Compared to the November 2016 campaign, which had the same 15% bonus mechanic, the work helped achieve unprecedented results for Velocity on significantly less working media spend.
Traditionally Velocity would have needed three separate agencies for its media, creative and digital account, whereas CHE does it all, which Halter says allows the agency to “put some skin in the game”.
“Clients like Velocity or Latitude, where we have full access to their business, we can predict what number we will achieve and put some of our profit margin up for performance. We have one client that pays us nothing and the remuneration is completely based on sales performance. It’s high risk but high reward and if we control the lever, we can’t blame anyone else but ourselves,” Halter says.
CHE is driven by the mantra: 'Run Towards the Fire'
The next five years
The leadership team at CHE are all in their 30s, skewing younger than most top executives within major agencies, which Halter believes contributes to their “hands on approach”.
“We are in the weeds of the agency day-to-day. We aren’t just directing traffic,” he says. “It still feels very much like a startup and we are still being driven by that entrepreneurial spirit. We don’t want to be the guys that wait for others to bring you the ideas – we are on the tools, writing copy. We don’t carry overheads.”

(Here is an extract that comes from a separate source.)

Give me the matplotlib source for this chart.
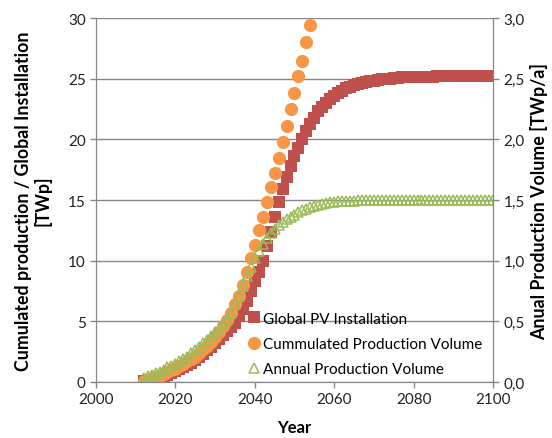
import matplotlib.pyplot as plt
import numpy as np
from matplotlib.ticker import FuncFormatter

plt.rcParams['font.family'] = ['Lato', 'DejaVu Sans']

# annual data points, one per year
years = list(range(2012, 2101))

# Global PV installation [TWp], 2012-2100
installation = [
    0.1, 0.15, 0.2, 0.3, 0.4, 0.5, 0.6, 0.75, 0.9, 1.05,          # 2012-2021
    1.2, 1.4, 1.6, 1.8, 2.05, 2.3, 2.6, 2.9, 3.2, 3.55,           # 2022-2031
    3.9, 4.2, 4.5, 4.9, 5.4, 6.0, 6.7, 7.5, 8.3, 9.1,             # 2032-2041
    10.0, 11.2, 12.4, 13.6, 14.8, 15.9, 16.9, 17.8, 18.6, 19.3,   # 2042-2051
    20.0, 20.7, 21.3, 21.8, 22.3, 22.7, 23.0, 23.3, 23.6, 23.8,   # 2052-2061
    24.0, 24.2, 24.35, 24.45, 24.55, 24.65, 24.75, 24.8, 24.85, 24.9,  # 2062-2071
    24.95, 25.0, 25.0, 25.05, 25.05, 25.1, 25.1, 25.1, 25.15, 25.15,   # 2072-2081
    25.15, 25.15, 25.15, 25.15, 25.2, 25.2, 25.2, 25.2, 25.2, 25.2,    # 2082-2091
    25.2, 25.2, 25.2, 25.2, 25.2, 25.2, 25.2, 25.2, 25.2,              # 2092-2100
]

# cumulated production volume [TWp], only the part below 30 is shown
cum_years = list(range(2012, 2055))
cumulated = [
    0.1, 0.2, 0.3, 0.4, 0.5, 0.65, 0.8, 0.95, 1.1, 1.3,           # 2012-2021
    1.5, 1.7, 1.9, 2.1, 2.4, 2.7, 3.0, 3.3, 3.7, 4.1,             # 2022-2031
    4.6, 5.1, 5.7, 6.4, 7.1, 8.0, 9.1, 10.2, 11.3, 12.5,          # 2032-2041
    13.6, 14.8, 16.1, 17.2, 18.5, 19.8, 21.1, 22.5, 23.8, 25.2,   # 2042-2051
    26.5, 28.0, 29.4,                                             # 2052-2054
]

# annual production volume [TWp/a], 2012-2100
annual = [
    0.03, 0.05, 0.06, 0.07, 0.08, 0.10, 0.12, 0.13, 0.15, 0.17,   # 2012-2021
    0.19, 0.21, 0.24, 0.26, 0.29, 0.32, 0.35, 0.38, 0.41, 0.44,   # 2022-2031
    0.48, 0.52, 0.57, 0.64, 0.71, 0.79, 0.87, 0.95, 1.02, 1.08,   # 2032-2041
    1.14, 1.19, 1.23, 1.26, 1.29, 1.32, 1.34, 1.36, 1.38, 1.40,   # 2042-2051
    1.42, 1.43, 1.44, 1.45, 1.46, 1.47, 1.475, 1.48, 1.485, 1.49, # 2052-2061
    1.49, 1.49, 1.49, 1.49, 1.5, 1.5, 1.5, 1.5, 1.5, 1.5,         # 2062-2071
    1.5, 1.5, 1.5, 1.5, 1.5, 1.5, 1.5, 1.5, 1.5, 1.5,             # 2072-2081
    1.5, 1.5, 1.5, 1.5, 1.5, 1.5, 1.5, 1.5, 1.5, 1.5,             # 2082-2091
    1.5, 1.5, 1.5, 1.5, 1.5, 1.5, 1.5, 1.5, 1.5,                  # 2092-2100
]

red = '#C0504D'
orange = '#F79646'
green = '#9BBB59'
grey = '#868686'

fig = plt.figure(figsize=(5.52, 4.39), dpi=100)
ax = fig.add_axes([0.174, 0.1276, 0.719, 0.829])
ax2 = ax.twinx()

l1, = ax.plot(years, installation, 's', color=red, ms=8.4, mec=red, mew=0,
              label='Global PV Installation')
l2, = ax.plot(cum_years, cumulated, 'o', color=orange, ms=9.5, mec=orange, mew=0,
              label='Cummulated Production Volume')
l3, = ax2.plot(years, annual, '^', mfc='none', mec=green, ms=7.4, mew=1.1,
               label='Annual Production Volume')

ax.set_xlim(2000, 2100)
ax.set_ylim(0, 30)
ax2.set_ylim(0, 3)
ax.set_xticks(np.arange(2000, 2101, 20))
ax.set_yticks(np.arange(0, 31, 5))
ax2.set_yticks(np.arange(0, 3.01, 0.5))
ax2.yaxis.set_major_formatter(FuncFormatter(lambda v, p: f'{v:.1f}'.replace('.', ',')))

ax.yaxis.grid(True, color=grey, lw=1)
ax.set_axisbelow(True)

for a in (ax, ax2):
    for s in a.spines.values():
        s.set_color(grey)
    a.spines['top'].set_visible(False)
    a.tick_params(colors=grey, labelcolor='#222222', labelsize=11, length=4, width=1)

ax.set_xlabel('Year', fontsize=12, fontweight='bold', labelpad=9)
ax.set_ylabel('Cumulated production / Global Installation\n[TWp]', fontsize=12.8,
              fontweight='bold', labelpad=12, linespacing=1.05)
ax2.set_ylabel('Anual Production Volume [TWp/a]', fontsize=12.8, fontweight='bold',
               labelpad=4)

ax2.legend(handles=[l1, l2, l3], loc='lower left', bbox_to_anchor=(0.36, -0.01),
           frameon=False, fontsize=11, handlelength=0.8, handletextpad=0.2,
           labelspacing=0.75, borderaxespad=0.2)

fig.savefig('out.png', dpi=100)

The agency is driven by the mantra 'Run Towards the Fire', which encourages staff to find comfort in uncertainty rather than fear.
"Given our depth of specialisations, there is always something each of us doesn’t know and so this encourages us to be more expansive thinkers," Howatson says, adding there are 124 different job roles at the agency.
Moving forward, one of the agency’s goals is to improve its female diversity. Howatson admits the agency is “light on women” in its senior team.
“Culturally, we aren’t a 'chest out' type of agency. We don’t crack big bottles of Champagne when we win an account. We are humble in the way we approach things and we know there are ups and downs in advertising. One day you can be riding high and then the next you aren’t. We are restless and while we have done a lot in two years – we have a lot more to do.”